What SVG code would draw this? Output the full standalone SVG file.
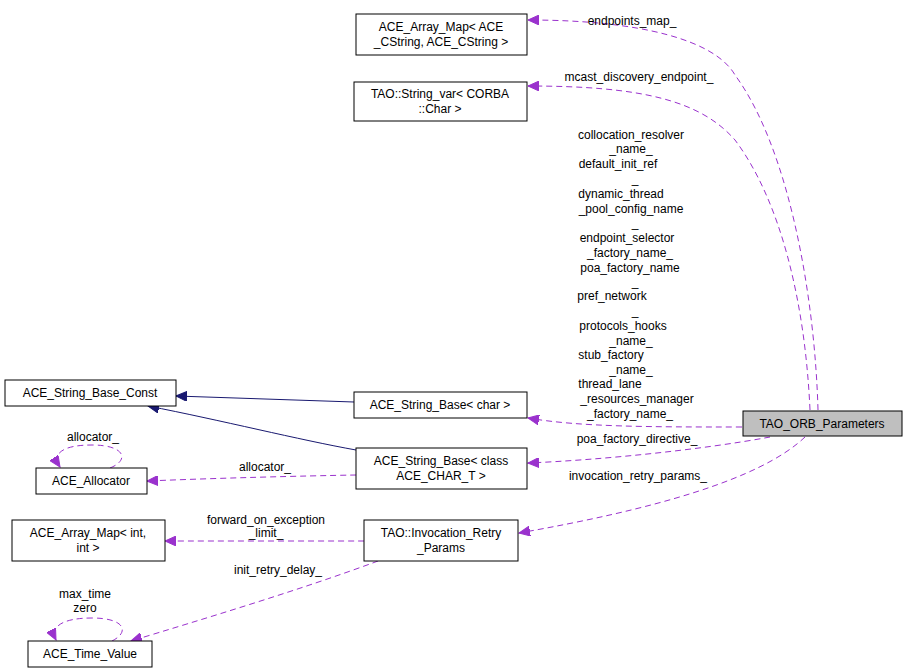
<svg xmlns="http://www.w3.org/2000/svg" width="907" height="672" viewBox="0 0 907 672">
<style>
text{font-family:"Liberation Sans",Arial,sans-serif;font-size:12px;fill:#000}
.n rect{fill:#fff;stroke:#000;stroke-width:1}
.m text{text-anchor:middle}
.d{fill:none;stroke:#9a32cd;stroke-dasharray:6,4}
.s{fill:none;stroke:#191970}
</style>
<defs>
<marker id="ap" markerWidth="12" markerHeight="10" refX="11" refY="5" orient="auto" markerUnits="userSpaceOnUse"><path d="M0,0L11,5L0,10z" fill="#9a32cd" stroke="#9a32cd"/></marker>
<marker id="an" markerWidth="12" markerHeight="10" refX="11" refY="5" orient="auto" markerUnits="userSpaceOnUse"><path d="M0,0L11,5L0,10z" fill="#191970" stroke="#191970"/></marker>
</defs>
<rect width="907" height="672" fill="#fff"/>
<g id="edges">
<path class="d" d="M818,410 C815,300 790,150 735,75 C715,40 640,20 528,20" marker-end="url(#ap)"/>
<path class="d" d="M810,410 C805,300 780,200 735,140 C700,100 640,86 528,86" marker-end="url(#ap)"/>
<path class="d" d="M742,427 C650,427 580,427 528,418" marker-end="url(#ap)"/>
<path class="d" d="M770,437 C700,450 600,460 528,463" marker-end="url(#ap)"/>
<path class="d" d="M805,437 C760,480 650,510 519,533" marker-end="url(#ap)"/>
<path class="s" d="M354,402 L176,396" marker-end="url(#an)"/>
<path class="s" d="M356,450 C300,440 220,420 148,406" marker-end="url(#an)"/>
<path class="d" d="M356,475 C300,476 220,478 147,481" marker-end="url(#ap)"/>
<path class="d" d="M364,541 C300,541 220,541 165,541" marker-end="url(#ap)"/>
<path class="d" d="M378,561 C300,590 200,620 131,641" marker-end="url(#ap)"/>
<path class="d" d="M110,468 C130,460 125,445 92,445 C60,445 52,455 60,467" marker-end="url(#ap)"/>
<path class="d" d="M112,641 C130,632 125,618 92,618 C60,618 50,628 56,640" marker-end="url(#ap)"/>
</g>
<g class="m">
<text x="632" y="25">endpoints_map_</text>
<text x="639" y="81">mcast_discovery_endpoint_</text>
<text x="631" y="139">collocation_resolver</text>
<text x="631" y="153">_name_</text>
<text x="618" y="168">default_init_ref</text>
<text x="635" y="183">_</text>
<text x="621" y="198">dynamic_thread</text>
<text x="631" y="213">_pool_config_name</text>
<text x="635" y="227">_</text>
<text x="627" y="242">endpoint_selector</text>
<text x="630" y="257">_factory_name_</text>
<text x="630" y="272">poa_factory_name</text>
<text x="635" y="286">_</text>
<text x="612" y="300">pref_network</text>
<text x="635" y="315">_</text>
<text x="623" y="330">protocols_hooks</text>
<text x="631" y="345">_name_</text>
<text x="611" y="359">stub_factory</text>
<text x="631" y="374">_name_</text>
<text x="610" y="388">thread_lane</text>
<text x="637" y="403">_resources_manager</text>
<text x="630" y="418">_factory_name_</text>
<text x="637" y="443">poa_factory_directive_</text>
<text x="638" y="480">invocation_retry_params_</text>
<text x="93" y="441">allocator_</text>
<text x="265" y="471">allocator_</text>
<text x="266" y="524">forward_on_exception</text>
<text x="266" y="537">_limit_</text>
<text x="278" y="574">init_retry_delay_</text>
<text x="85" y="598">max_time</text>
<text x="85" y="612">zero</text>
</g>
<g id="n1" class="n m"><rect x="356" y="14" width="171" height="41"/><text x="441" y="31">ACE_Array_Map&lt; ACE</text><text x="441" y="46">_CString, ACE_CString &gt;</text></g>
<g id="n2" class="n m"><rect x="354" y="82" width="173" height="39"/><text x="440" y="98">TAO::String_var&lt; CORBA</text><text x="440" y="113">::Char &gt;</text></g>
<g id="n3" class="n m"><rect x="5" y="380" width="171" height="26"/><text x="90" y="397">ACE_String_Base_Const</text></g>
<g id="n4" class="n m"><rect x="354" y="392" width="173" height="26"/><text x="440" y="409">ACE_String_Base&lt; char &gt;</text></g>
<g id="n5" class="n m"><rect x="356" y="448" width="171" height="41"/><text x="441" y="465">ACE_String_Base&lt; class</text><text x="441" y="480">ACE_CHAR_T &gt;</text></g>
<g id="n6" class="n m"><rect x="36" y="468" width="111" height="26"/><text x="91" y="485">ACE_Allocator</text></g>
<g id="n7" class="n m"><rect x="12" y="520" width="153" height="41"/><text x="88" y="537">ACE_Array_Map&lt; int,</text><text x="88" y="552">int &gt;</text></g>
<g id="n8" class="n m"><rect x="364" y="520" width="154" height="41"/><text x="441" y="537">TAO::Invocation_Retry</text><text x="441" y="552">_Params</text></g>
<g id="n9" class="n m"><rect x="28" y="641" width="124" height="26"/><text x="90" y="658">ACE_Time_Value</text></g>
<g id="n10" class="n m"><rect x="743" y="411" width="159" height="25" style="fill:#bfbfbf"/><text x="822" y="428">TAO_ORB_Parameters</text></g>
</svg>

____

■ BRIEF ■
Repeat the material above in full and unchanged, minus its images.

■ THE REPLY ■
What SVG code would draw this? Output the full standalone SVG file.
<svg xmlns="http://www.w3.org/2000/svg" width="907" height="672" viewBox="0 0 907 672">
<style>
text{font-family:"Liberation Sans",Arial,sans-serif;font-size:12px;fill:#000}
.n rect{fill:#fff;stroke:#000;stroke-width:1}
.m text{text-anchor:middle}
.d{fill:none;stroke:#9a32cd;stroke-dasharray:6,4}
.s{fill:none;stroke:#191970}
</style>
<defs>
<marker id="ap" markerWidth="12" markerHeight="10" refX="11" refY="5" orient="auto" markerUnits="userSpaceOnUse"><path d="M0,0L11,5L0,10z" fill="#9a32cd" stroke="#9a32cd"/></marker>
<marker id="an" markerWidth="12" markerHeight="10" refX="11" refY="5" orient="auto" markerUnits="userSpaceOnUse"><path d="M0,0L11,5L0,10z" fill="#191970" stroke="#191970"/></marker>
</defs>
<rect width="907" height="672" fill="#fff"/>
<g id="edges">
<path class="d" d="M818,410 C815,300 790,150 735,75 C715,40 640,20 528,20" marker-end="url(#ap)"/>
<path class="d" d="M810,410 C805,300 780,200 735,140 C700,100 640,86 528,86" marker-end="url(#ap)"/>
<path class="d" d="M742,427 C650,427 580,427 528,418" marker-end="url(#ap)"/>
<path class="d" d="M770,437 C700,450 600,460 528,463" marker-end="url(#ap)"/>
<path class="d" d="M805,437 C760,480 650,510 519,533" marker-end="url(#ap)"/>
<path class="s" d="M354,402 L176,396" marker-end="url(#an)"/>
<path class="s" d="M356,450 C300,440 220,420 148,406" marker-end="url(#an)"/>
<path class="d" d="M356,475 C300,476 220,478 147,481" marker-end="url(#ap)"/>
<path class="d" d="M364,541 C300,541 220,541 165,541" marker-end="url(#ap)"/>
<path class="d" d="M378,561 C300,590 200,620 131,641" marker-end="url(#ap)"/>
<path class="d" d="M110,468 C130,460 125,445 92,445 C60,445 52,455 60,467" marker-end="url(#ap)"/>
<path class="d" d="M112,641 C130,632 125,618 92,618 C60,618 50,628 56,640" marker-end="url(#ap)"/>
</g>
<g class="m">
<text x="632" y="25">endpoints_map_</text>
<text x="639" y="81">mcast_discovery_endpoint_</text>
<text x="631" y="139">collocation_resolver</text>
<text x="631" y="153">_name_</text>
<text x="618" y="168">default_init_ref</text>
<text x="635" y="183">_</text>
<text x="621" y="198">dynamic_thread</text>
<text x="631" y="213">_pool_config_name</text>
<text x="635" y="227">_</text>
<text x="627" y="242">endpoint_selector</text>
<text x="630" y="257">_factory_name_</text>
<text x="630" y="272">poa_factory_name</text>
<text x="635" y="286">_</text>
<text x="612" y="300">pref_network</text>
<text x="635" y="315">_</text>
<text x="623" y="330">protocols_hooks</text>
<text x="631" y="345">_name_</text>
<text x="611" y="359">stub_factory</text>
<text x="631" y="374">_name_</text>
<text x="610" y="388">thread_lane</text>
<text x="637" y="403">_resources_manager</text>
<text x="630" y="418">_factory_name_</text>
<text x="637" y="443">poa_factory_directive_</text>
<text x="638" y="480">invocation_retry_params_</text>
<text x="93" y="441">allocator_</text>
<text x="265" y="471">allocator_</text>
<text x="266" y="524">forward_on_exception</text>
<text x="266" y="537">_limit_</text>
<text x="278" y="574">init_retry_delay_</text>
<text x="85" y="598">max_time</text>
<text x="85" y="612">zero</text>
</g>
<g id="n1" class="n m"><rect x="356" y="14" width="171" height="41"/><text x="441" y="31">ACE_Array_Map&lt; ACE</text><text x="441" y="46">_CString, ACE_CString &gt;</text></g>
<g id="n2" class="n m"><rect x="354" y="82" width="173" height="39"/><text x="440" y="98">TAO::String_var&lt; CORBA</text><text x="440" y="113">::Char &gt;</text></g>
<g id="n3" class="n m"><rect x="5" y="380" width="171" height="26"/><text x="90" y="397">ACE_String_Base_Const</text></g>
<g id="n4" class="n m"><rect x="354" y="392" width="173" height="26"/><text x="440" y="409">ACE_String_Base&lt; char &gt;</text></g>
<g id="n5" class="n m"><rect x="356" y="448" width="171" height="41"/><text x="441" y="465">ACE_String_Base&lt; class</text><text x="441" y="480">ACE_CHAR_T &gt;</text></g>
<g id="n6" class="n m"><rect x="36" y="468" width="111" height="26"/><text x="91" y="485">ACE_Allocator</text></g>
<g id="n7" class="n m"><rect x="12" y="520" width="153" height="41"/><text x="88" y="537">ACE_Array_Map&lt; int,</text><text x="88" y="552">int &gt;</text></g>
<g id="n8" class="n m"><rect x="364" y="520" width="154" height="41"/><text x="441" y="537">TAO::Invocation_Retry</text><text x="441" y="552">_Params</text></g>
<g id="n9" class="n m"><rect x="28" y="641" width="124" height="26"/><text x="90" y="658">ACE_Time_Value</text></g>
<g id="n10" class="n m"><rect x="743" y="411" width="159" height="25" style="fill:#bfbfbf"/><text x="822" y="428">TAO_ORB_Parameters</text></g>
</svg>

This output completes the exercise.